Researchers at the University of Nottingham have developed a fluoride-free gel that regenerates tooth enamel by mimicking natural proteins, offering a breakthrough in preventive dental treatment and potentially transforming care for millions
A team at the University of Nottingham has unveiled a cutting-edge protein-based gel that can rapidly repair and regenerate damaged tooth enamel, potentially revolutionising how dental decay and erosion are treated. This bio-inspired material acts like a scaffold, guiding mineral growth from saliva to rebuild enamel in a way that mimics the tooth’s original structure, offering new hope for long-lasting dental health solutions.
The findings have been published in Nature Communications.
Revolutionary gel regenerates teeth
Application of the fluoride-free gel is straightforward, mirroring the process of standard fluoride treatments. However, this new protein-based gel, unlike its fluoride counterparts, is designed to mimic the natural proteins that guide the growth of dental enamel in infancy.
The fluoride-free gel forms a thin but strong layer that penetrates the teeth, filling in holes and cracks. It acts as a scaffold, absorbing calcium and phosphate ions from saliva while facilitating the controlled development of new minerals, a process known as epitaxial mineralisation. This process allows the newly formed minerals to be structured and integrated into the underlying natural tissue, helping to restore both the structure and properties of healthy natural enamel.
The fluoride-free gel’s versatility extends to treating exposed dentine. It forms an enamel-like layer on top of the dentine, effectively addressing hypersensitivity and improving the bonding of dental restorations.
Enamel loss affects millions of people worldwide
Enamel degradation contributes to tooth decay, affecting nearly 50% of the world’s population. These problems develop into infections and tooth loss, and eventually lead to conditions such as diabetes and cardiovascular disease. Enamel does not naturally regenerate, and currently, there is no practical solution that regrows enamel.
Dr Abshar Hasan, a Postdoctoral Fellow and leading author of the study, said: “Dental enamel has a unique structure, which gives enamel its remarkable properties that protect our teeth throughout life against physical, chemical, and thermal insults.

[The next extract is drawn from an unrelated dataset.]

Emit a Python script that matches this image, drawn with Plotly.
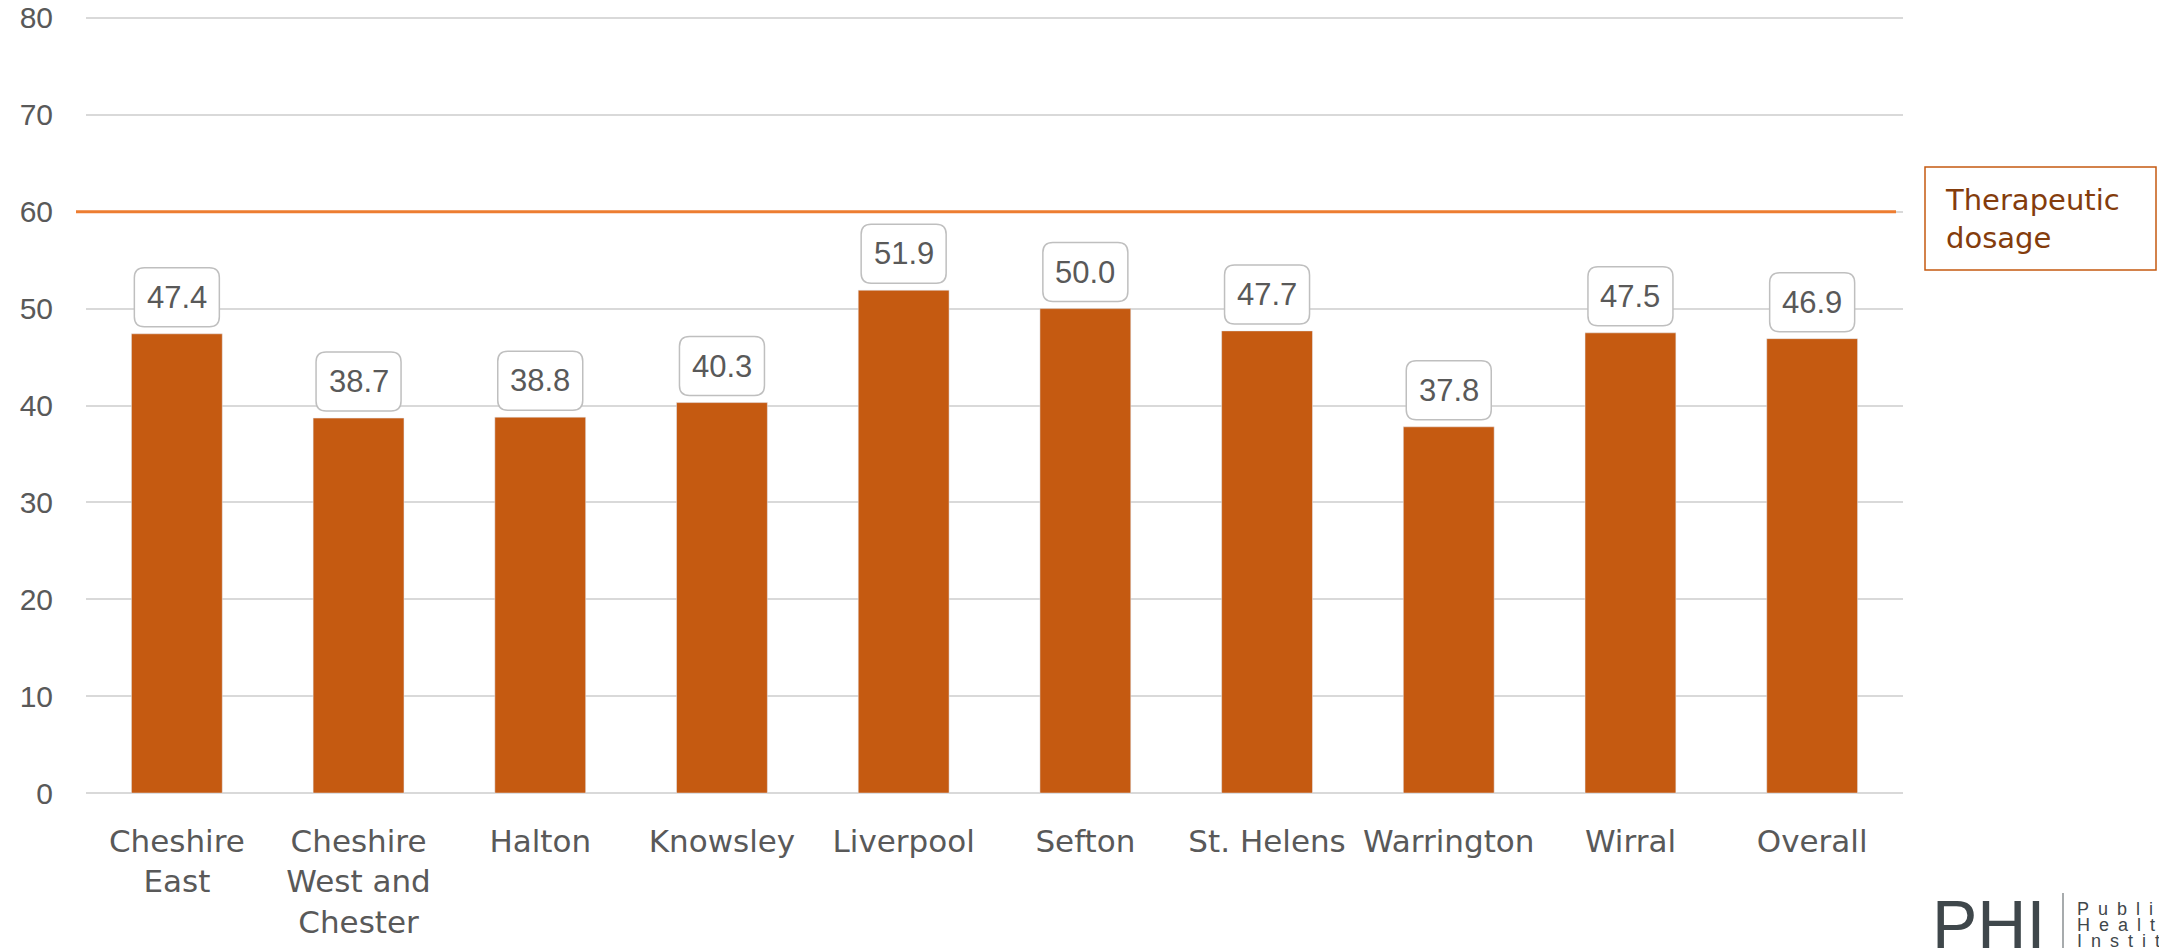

When our material is applied to demineralised or eroded enamel, or exposed dentine, the material promotes the growth of crystals in an integrated and organised manner, recovering the architecture of our natural, healthy enamel.”
“We have tested the mechanical properties of these regenerated tissues under conditions simulating ‘real-life situations’ such as tooth brushing, chewing, and exposure to acidic foods, and found that the regenerated enamel behaves just like healthy enamel,“ added Dr Abshar Hasan.
“We are very excited because the technology has been designed with the clinician and patient in mind. It is safe, can be easily and rapidly applied, and it is scalable. Also, the technology is versatile, which opens the opportunity to be translated into multiple types of products to help patients of all ages suffering from a variety of dental problems associated with loss of enamel and exposed dentine. We have started this process with our start-up company Mintech-Bio and hope to have a first product out next year; this innovation could soon be helping patients worldwide, “commented Professor Alvaro Mata, Chair in Biomedical Engineering & Biomaterials.